LE BÉTHEL : UN LIEU POUR APPRENDRE ET POUR ENSEIGNER

Le service au Béthel m’a offert de très belles occasions d’apprendre des autres. Je respecte et admire beaucoup les autres membres du Comité de la filiale. J’ai aussi bénéficié de la saine influence de centaines d’excellents chrétiens et chrétiennes de tous âges qui ont croisé notre route, ici, au Béthel, et dans les différentes congrégations que nous avons connues.

Je préside régulièrement le culte matinal de la famille du Béthel du Canada.

Le Béthel m’a également offert l’occasion d’enseigner mes frères et sœurs et de fortifier leur foi.
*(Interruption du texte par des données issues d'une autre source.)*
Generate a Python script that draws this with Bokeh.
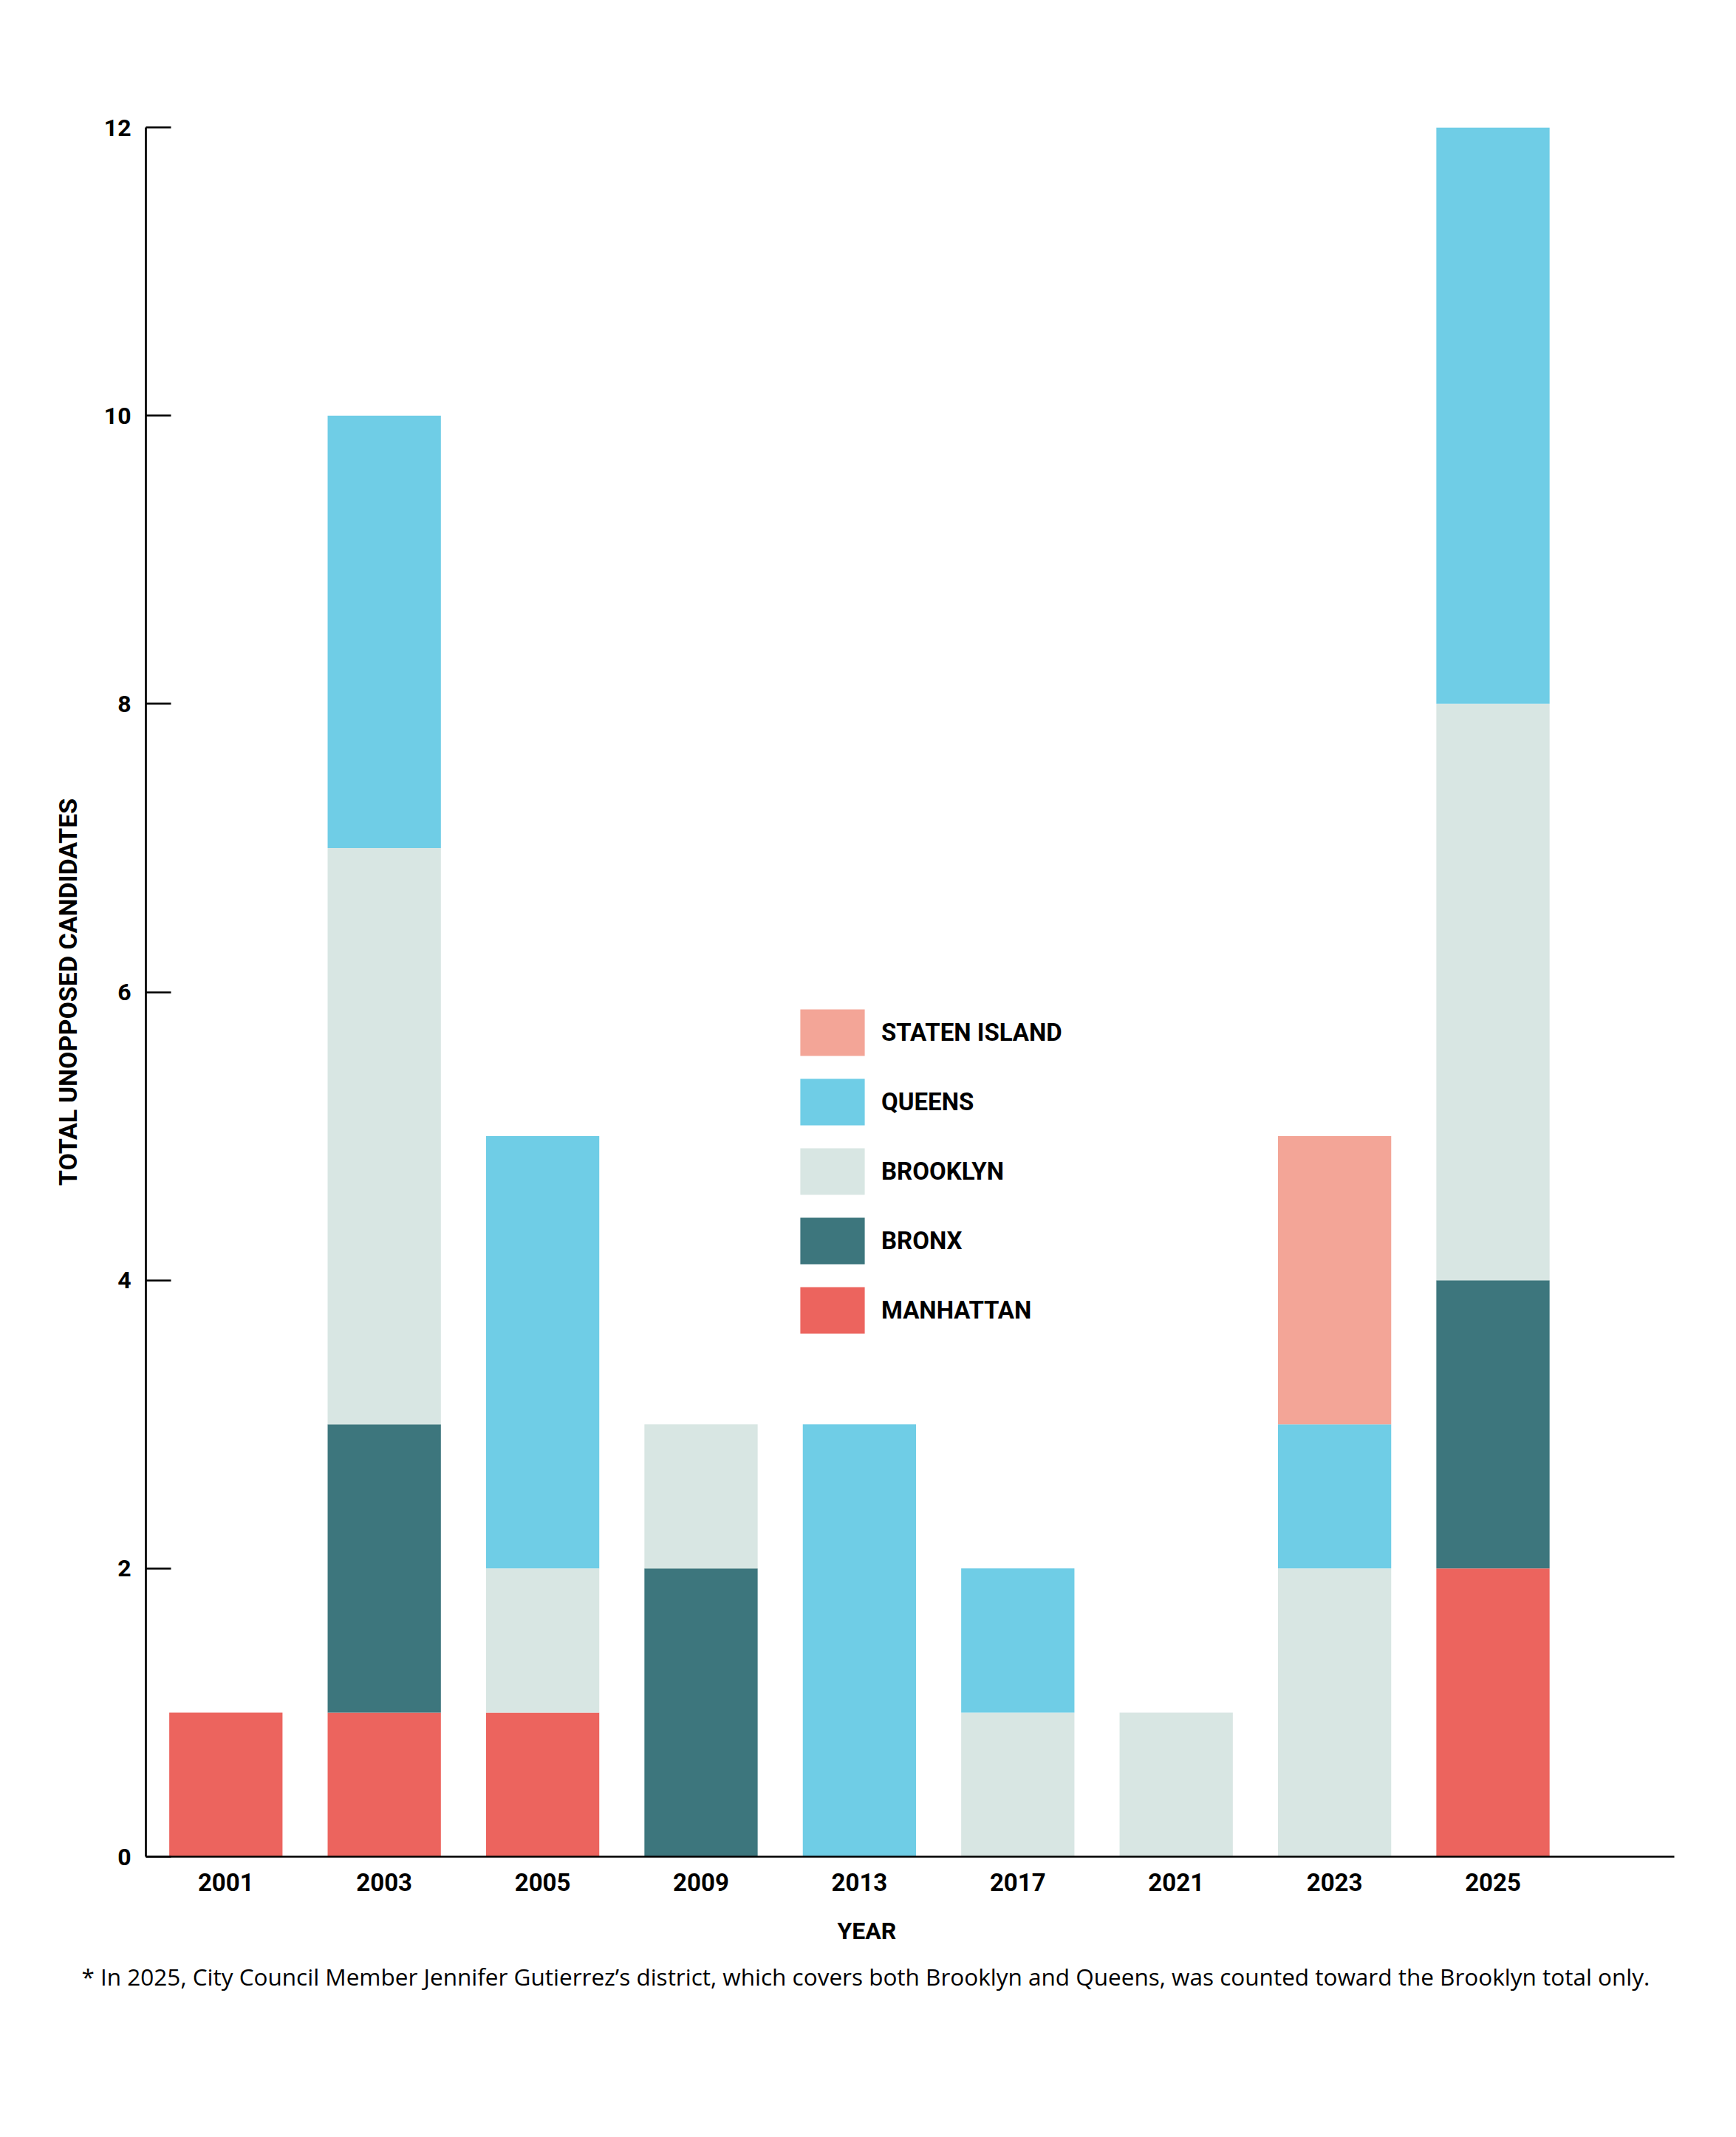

L’apôtre Paul a dit à Timothée : « Demeure dans les choses que tu as apprises. » Ou encore : « Les choses que tu as entendues de moi avec l’appui de nombreux témoins, ces choses confie-​les à des hommes fidèles qui, à leur tour, seront qualifiés pour enseigner les autres » (2 Tim. 2:2 ; 3:14). Des compagnons chrétiens me demandent parfois ce que m’ont enseigné mes 57 années de Béthel. Ma réponse est simple : « Faites de bon cœur et sans tarder ce que l’organisation de Jéhovah veut que vous fassiez, et comptez sur l’aide de Jéhovah. »

Je me souviens comme si c’était hier de mon arrivée au Béthel alors que j’étais un jeune homme timide et inexpérimenté. Mais durant toutes ces années, Jéhovah a « sais[i] [ma] main droite ». Et il continue de me dire, notamment à travers la gentillesse et le soutien opportun de compagnons chrétiens : « N’aie pas peur. Moi, je t’aiderai » (Is. 41:13).

^ § 10 Le 22 mai 1945, le gouvernement canadien a levé l’interdiction qui pesait sur notre œuvre.

^ § 16 À cette époque, si une ville comptait plus d’une congrégation, une congrégation s’appelait une unité.